• Job:
Omit all images. Transcribe the rest of the material below exactly.

• Source excerpt:
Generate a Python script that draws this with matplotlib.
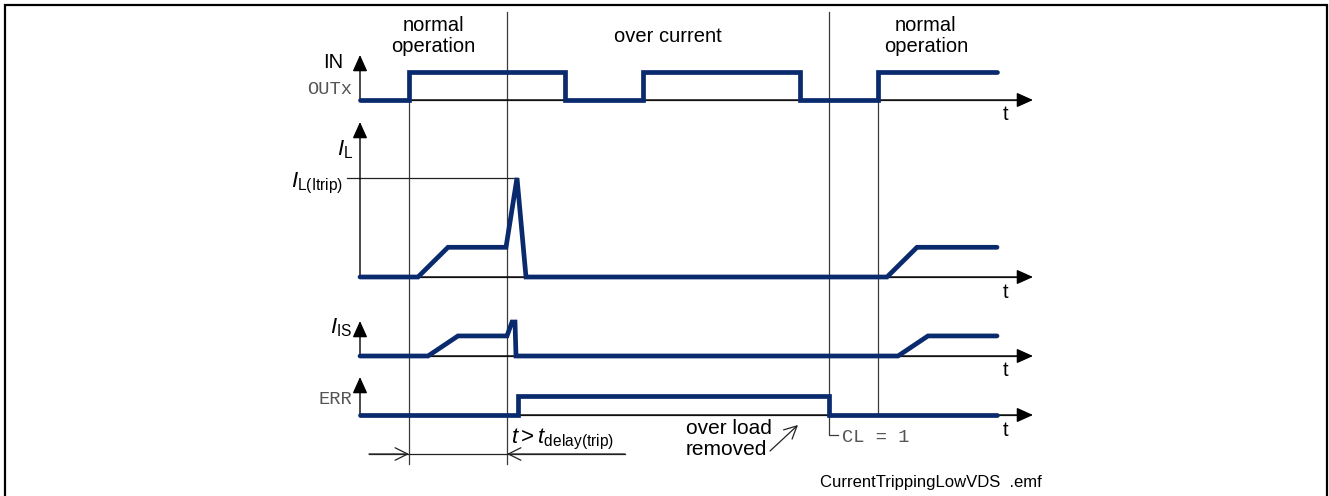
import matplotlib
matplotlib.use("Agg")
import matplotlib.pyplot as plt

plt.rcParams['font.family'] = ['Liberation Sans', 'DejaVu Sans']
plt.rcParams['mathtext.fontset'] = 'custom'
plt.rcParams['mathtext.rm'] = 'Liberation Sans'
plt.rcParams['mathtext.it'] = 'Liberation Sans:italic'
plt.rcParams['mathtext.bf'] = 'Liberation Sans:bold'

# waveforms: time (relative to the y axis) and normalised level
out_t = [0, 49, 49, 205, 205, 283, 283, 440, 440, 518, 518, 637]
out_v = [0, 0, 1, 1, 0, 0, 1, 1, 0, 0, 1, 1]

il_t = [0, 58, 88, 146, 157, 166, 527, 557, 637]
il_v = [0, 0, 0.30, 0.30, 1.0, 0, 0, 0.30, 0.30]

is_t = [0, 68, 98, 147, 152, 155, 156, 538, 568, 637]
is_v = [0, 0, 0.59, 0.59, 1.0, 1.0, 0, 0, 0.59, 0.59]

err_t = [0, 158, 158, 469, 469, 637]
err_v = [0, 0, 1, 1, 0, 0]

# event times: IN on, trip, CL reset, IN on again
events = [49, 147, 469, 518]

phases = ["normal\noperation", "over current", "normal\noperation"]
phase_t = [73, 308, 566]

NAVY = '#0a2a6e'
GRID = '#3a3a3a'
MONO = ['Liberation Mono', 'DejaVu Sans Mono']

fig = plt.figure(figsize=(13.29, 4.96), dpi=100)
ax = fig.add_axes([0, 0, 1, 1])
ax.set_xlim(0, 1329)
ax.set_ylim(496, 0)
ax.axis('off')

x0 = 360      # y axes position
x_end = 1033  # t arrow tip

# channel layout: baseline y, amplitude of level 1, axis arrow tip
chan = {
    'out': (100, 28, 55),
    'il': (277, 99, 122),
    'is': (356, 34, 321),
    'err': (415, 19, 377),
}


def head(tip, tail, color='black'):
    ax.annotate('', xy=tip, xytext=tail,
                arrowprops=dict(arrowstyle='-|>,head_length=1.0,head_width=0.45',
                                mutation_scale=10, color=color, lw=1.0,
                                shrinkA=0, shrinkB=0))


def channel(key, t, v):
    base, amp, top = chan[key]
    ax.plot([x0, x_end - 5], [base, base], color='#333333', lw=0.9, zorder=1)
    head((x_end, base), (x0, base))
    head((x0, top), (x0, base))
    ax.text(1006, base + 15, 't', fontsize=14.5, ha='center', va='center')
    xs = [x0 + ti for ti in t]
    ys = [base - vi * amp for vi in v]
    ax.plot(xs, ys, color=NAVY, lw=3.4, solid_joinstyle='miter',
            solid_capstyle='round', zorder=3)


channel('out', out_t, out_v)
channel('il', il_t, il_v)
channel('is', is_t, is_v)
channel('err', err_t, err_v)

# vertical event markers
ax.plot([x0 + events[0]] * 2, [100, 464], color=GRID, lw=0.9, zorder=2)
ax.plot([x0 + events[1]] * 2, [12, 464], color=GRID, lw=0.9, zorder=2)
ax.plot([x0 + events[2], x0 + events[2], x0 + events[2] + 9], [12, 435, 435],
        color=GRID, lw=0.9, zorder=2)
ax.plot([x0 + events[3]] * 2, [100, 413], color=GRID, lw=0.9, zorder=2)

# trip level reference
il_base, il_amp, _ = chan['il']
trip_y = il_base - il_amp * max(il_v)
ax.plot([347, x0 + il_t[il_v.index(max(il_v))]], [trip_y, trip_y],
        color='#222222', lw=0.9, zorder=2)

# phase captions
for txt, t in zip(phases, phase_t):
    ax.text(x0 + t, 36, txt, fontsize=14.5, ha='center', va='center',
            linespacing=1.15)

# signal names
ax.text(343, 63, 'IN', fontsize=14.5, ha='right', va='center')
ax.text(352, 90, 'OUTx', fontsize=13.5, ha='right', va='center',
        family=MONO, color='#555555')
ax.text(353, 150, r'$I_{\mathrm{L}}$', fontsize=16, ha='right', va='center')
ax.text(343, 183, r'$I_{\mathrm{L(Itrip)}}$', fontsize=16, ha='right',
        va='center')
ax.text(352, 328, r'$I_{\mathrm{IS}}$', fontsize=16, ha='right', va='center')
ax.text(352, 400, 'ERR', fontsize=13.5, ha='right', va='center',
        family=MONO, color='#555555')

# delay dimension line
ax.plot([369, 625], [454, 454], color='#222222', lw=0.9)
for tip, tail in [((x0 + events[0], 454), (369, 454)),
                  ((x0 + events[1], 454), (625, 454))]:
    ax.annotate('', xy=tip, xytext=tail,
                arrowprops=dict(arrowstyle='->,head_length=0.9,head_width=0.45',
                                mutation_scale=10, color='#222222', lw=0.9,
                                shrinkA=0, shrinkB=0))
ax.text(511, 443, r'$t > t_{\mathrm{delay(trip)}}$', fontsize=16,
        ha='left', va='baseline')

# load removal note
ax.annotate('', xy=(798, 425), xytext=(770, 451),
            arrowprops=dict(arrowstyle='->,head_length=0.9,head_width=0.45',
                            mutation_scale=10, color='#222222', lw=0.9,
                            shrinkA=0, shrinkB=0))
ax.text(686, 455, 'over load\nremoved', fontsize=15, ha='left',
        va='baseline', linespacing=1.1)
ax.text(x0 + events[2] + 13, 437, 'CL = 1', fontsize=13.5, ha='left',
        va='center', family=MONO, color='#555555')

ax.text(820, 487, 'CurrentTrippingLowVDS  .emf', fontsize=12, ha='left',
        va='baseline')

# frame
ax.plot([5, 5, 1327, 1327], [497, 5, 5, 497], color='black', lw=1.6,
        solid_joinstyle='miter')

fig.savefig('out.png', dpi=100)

• Complete answer:
Generate a Python script that draws this with matplotlib.
import matplotlib
matplotlib.use("Agg")
import matplotlib.pyplot as plt

plt.rcParams['font.family'] = ['Liberation Sans', 'DejaVu Sans']
plt.rcParams['mathtext.fontset'] = 'custom'
plt.rcParams['mathtext.rm'] = 'Liberation Sans'
plt.rcParams['mathtext.it'] = 'Liberation Sans:italic'
plt.rcParams['mathtext.bf'] = 'Liberation Sans:bold'

# waveforms: time (relative to the y axis) and normalised level
out_t = [0, 49, 49, 205, 205, 283, 283, 440, 440, 518, 518, 637]
out_v = [0, 0, 1, 1, 0, 0, 1, 1, 0, 0, 1, 1]

il_t = [0, 58, 88, 146, 157, 166, 527, 557, 637]
il_v = [0, 0, 0.30, 0.30, 1.0, 0, 0, 0.30, 0.30]

is_t = [0, 68, 98, 147, 152, 155, 156, 538, 568, 637]
is_v = [0, 0, 0.59, 0.59, 1.0, 1.0, 0, 0, 0.59, 0.59]

err_t = [0, 158, 158, 469, 469, 637]
err_v = [0, 0, 1, 1, 0, 0]

# event times: IN on, trip, CL reset, IN on again
events = [49, 147, 469, 518]

phases = ["normal\noperation", "over current", "normal\noperation"]
phase_t = [73, 308, 566]

NAVY = '#0a2a6e'
GRID = '#3a3a3a'
MONO = ['Liberation Mono', 'DejaVu Sans Mono']

fig = plt.figure(figsize=(13.29, 4.96), dpi=100)
ax = fig.add_axes([0, 0, 1, 1])
ax.set_xlim(0, 1329)
ax.set_ylim(496, 0)
ax.axis('off')

x0 = 360      # y axes position
x_end = 1033  # t arrow tip

# channel layout: baseline y, amplitude of level 1, axis arrow tip
chan = {
    'out': (100, 28, 55),
    'il': (277, 99, 122),
    'is': (356, 34, 321),
    'err': (415, 19, 377),
}


def head(tip, tail, color='black'):
    ax.annotate('', xy=tip, xytext=tail,
                arrowprops=dict(arrowstyle='-|>,head_length=1.0,head_width=0.45',
                                mutation_scale=10, color=color, lw=1.0,
                                shrinkA=0, shrinkB=0))


def channel(key, t, v):
    base, amp, top = chan[key]
    ax.plot([x0, x_end - 5], [base, base], color='#333333', lw=0.9, zorder=1)
    head((x_end, base), (x0, base))
    head((x0, top), (x0, base))
    ax.text(1006, base + 15, 't', fontsize=14.5, ha='center', va='center')
    xs = [x0 + ti for ti in t]
    ys = [base - vi * amp for vi in v]
    ax.plot(xs, ys, color=NAVY, lw=3.4, solid_joinstyle='miter',
            solid_capstyle='round', zorder=3)


channel('out', out_t, out_v)
channel('il', il_t, il_v)
channel('is', is_t, is_v)
channel('err', err_t, err_v)

# vertical event markers
ax.plot([x0 + events[0]] * 2, [100, 464], color=GRID, lw=0.9, zorder=2)
ax.plot([x0 + events[1]] * 2, [12, 464], color=GRID, lw=0.9, zorder=2)
ax.plot([x0 + events[2], x0 + events[2], x0 + events[2] + 9], [12, 435, 435],
        color=GRID, lw=0.9, zorder=2)
ax.plot([x0 + events[3]] * 2, [100, 413], color=GRID, lw=0.9, zorder=2)

# trip level reference
il_base, il_amp, _ = chan['il']
trip_y = il_base - il_amp * max(il_v)
ax.plot([347, x0 + il_t[il_v.index(max(il_v))]], [trip_y, trip_y],
        color='#222222', lw=0.9, zorder=2)

# phase captions
for txt, t in zip(phases, phase_t):
    ax.text(x0 + t, 36, txt, fontsize=14.5, ha='center', va='center',
            linespacing=1.15)

# signal names
ax.text(343, 63, 'IN', fontsize=14.5, ha='right', va='center')
ax.text(352, 90, 'OUTx', fontsize=13.5, ha='right', va='center',
        family=MONO, color='#555555')
ax.text(353, 150, r'$I_{\mathrm{L}}$', fontsize=16, ha='right', va='center')
ax.text(343, 183, r'$I_{\mathrm{L(Itrip)}}$', fontsize=16, ha='right',
        va='center')
ax.text(352, 328, r'$I_{\mathrm{IS}}$', fontsize=16, ha='right', va='center')
ax.text(352, 400, 'ERR', fontsize=13.5, ha='right', va='center',
        family=MONO, color='#555555')

# delay dimension line
ax.plot([369, 625], [454, 454], color='#222222', lw=0.9)
for tip, tail in [((x0 + events[0], 454), (369, 454)),
                  ((x0 + events[1], 454), (625, 454))]:
    ax.annotate('', xy=tip, xytext=tail,
                arrowprops=dict(arrowstyle='->,head_length=0.9,head_width=0.45',
                                mutation_scale=10, color='#222222', lw=0.9,
                                shrinkA=0, shrinkB=0))
ax.text(511, 443, r'$t > t_{\mathrm{delay(trip)}}$', fontsize=16,
        ha='left', va='baseline')

# load removal note
ax.annotate('', xy=(798, 425), xytext=(770, 451),
            arrowprops=dict(arrowstyle='->,head_length=0.9,head_width=0.45',
                            mutation_scale=10, color='#222222', lw=0.9,
                            shrinkA=0, shrinkB=0))
ax.text(686, 455, 'over load\nremoved', fontsize=15, ha='left',
        va='baseline', linespacing=1.1)
ax.text(x0 + events[2] + 13, 437, 'CL = 1', fontsize=13.5, ha='left',
        va='center', family=MONO, color='#555555')

ax.text(820, 487, 'CurrentTrippingLowVDS  .emf', fontsize=12, ha='left',
        va='baseline')

# frame
ax.plot([5, 5, 1327, 1327], [497, 5, 5, 497], color='black', lw=1.6,
        solid_joinstyle='miter')

fig.savefig('out.png', dpi=100)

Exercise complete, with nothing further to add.